▶ Stated goal
Find the string "with" and gather every line that holds it.

▶ Information shown
----

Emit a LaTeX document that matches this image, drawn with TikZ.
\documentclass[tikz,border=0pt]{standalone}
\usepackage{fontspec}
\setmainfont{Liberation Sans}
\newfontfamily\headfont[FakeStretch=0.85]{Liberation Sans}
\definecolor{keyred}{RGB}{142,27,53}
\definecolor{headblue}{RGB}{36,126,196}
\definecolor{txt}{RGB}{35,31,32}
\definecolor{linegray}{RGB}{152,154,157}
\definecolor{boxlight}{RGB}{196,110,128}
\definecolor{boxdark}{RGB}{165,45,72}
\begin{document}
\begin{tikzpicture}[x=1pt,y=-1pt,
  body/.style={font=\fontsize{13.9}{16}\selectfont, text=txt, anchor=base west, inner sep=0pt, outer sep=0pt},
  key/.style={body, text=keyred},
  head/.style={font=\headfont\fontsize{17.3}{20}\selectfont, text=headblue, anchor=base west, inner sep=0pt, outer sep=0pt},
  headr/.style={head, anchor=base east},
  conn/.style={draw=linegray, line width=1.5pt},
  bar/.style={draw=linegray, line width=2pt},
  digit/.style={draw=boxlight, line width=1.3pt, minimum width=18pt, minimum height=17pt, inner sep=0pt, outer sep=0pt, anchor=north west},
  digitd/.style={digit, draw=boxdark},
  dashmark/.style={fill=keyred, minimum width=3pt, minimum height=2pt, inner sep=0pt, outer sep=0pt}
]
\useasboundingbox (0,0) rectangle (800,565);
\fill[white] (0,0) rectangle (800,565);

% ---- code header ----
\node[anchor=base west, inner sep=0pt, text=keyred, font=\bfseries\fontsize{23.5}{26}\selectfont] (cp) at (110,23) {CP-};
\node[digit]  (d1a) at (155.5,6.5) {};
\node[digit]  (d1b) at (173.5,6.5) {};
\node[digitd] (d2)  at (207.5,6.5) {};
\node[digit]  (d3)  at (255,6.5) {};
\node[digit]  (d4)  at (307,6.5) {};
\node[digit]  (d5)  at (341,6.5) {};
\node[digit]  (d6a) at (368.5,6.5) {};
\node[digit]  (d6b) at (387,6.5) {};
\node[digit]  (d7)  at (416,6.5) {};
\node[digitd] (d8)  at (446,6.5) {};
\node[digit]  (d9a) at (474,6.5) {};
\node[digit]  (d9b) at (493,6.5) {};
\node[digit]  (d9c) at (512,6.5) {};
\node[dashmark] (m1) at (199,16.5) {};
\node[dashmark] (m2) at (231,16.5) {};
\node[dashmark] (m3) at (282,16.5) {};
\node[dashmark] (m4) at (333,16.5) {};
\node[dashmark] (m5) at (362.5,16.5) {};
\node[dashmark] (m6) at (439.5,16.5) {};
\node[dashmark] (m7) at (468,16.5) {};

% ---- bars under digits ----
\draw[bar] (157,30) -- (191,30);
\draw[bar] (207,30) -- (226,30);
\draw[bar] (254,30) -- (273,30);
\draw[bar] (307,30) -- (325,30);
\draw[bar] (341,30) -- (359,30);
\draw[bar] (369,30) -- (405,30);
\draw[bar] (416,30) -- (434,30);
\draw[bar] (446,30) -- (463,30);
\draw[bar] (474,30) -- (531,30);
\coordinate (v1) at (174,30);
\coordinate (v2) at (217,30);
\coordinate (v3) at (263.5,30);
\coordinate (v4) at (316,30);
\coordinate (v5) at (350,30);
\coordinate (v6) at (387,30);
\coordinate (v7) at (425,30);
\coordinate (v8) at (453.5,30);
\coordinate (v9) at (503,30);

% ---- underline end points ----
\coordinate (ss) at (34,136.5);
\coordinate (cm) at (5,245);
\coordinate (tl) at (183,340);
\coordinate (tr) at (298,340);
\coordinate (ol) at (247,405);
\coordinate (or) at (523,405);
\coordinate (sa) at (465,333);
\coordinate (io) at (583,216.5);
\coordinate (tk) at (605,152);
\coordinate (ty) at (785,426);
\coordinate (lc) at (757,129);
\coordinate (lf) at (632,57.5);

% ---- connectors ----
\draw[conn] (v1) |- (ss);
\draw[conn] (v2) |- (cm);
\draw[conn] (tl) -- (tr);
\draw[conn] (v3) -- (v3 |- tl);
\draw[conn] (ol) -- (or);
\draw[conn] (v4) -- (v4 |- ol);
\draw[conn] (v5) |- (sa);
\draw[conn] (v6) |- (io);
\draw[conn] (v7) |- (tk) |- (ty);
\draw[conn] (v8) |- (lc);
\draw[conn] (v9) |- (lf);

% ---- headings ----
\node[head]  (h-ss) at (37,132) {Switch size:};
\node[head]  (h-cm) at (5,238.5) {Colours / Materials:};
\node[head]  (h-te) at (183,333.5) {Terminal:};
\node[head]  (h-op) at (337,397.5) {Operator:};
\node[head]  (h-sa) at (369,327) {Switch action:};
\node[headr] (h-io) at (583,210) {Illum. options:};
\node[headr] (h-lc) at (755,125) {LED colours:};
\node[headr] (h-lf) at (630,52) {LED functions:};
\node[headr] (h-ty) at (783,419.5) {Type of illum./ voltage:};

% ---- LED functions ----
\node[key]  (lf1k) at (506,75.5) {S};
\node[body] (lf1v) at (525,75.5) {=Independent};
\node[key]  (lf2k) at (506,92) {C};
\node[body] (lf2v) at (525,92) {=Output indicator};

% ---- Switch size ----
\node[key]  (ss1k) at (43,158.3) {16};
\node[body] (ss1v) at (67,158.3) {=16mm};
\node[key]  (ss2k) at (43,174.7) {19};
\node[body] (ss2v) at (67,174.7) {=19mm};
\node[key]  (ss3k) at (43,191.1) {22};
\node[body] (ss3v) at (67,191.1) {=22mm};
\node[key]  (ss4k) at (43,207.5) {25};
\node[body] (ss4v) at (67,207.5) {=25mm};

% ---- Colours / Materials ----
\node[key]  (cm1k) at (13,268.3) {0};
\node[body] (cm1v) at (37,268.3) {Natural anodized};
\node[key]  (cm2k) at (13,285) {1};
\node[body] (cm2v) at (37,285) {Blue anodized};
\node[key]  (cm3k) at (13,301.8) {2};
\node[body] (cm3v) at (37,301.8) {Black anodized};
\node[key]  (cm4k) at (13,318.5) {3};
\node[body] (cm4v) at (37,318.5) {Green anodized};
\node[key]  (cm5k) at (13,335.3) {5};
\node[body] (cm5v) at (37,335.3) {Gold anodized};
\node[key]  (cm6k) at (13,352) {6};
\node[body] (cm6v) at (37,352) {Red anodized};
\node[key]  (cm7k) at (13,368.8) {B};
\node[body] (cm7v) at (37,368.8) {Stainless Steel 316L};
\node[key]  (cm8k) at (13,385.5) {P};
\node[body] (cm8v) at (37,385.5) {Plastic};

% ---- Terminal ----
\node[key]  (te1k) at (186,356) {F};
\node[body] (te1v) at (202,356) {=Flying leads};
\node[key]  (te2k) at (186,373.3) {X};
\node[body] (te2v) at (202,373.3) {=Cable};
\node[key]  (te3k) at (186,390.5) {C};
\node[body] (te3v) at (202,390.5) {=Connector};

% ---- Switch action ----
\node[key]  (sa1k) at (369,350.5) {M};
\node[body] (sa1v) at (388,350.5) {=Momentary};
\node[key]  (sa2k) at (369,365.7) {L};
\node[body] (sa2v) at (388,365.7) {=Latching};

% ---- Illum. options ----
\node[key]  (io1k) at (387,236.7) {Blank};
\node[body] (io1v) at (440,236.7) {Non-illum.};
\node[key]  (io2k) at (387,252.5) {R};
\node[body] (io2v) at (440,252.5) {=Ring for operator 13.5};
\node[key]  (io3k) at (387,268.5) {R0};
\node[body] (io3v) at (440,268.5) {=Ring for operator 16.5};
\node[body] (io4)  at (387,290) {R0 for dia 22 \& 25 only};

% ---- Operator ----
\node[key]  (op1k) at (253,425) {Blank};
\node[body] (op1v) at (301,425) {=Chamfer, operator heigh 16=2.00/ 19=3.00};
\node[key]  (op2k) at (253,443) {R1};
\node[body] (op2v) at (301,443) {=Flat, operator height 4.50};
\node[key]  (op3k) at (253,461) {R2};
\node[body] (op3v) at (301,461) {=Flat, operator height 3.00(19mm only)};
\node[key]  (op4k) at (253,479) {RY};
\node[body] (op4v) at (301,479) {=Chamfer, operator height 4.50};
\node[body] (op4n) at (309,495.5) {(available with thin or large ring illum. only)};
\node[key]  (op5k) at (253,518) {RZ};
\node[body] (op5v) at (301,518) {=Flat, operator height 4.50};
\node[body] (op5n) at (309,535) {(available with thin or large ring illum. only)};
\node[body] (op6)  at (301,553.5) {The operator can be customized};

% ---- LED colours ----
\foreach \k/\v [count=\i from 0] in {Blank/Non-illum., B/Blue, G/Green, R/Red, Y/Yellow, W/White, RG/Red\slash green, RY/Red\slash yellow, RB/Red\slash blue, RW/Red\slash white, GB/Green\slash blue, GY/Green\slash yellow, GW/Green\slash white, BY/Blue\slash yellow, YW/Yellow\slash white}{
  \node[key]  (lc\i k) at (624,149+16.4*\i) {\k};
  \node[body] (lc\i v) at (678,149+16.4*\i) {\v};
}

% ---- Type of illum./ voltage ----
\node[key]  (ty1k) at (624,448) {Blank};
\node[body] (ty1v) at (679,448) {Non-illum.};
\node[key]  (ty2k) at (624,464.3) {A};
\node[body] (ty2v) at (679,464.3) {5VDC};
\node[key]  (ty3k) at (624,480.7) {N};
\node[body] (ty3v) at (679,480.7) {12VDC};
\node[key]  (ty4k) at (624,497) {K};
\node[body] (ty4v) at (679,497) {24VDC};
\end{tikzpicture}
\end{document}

----

▶ Written solution
Emit a LaTeX document that matches this image, drawn with TikZ.
\node[body] (op4n) at (309,495.5) {(available with thin or large ring illum. only)};
\node[body] (op5n) at (309,535) {(available with thin or large ring illum. only)};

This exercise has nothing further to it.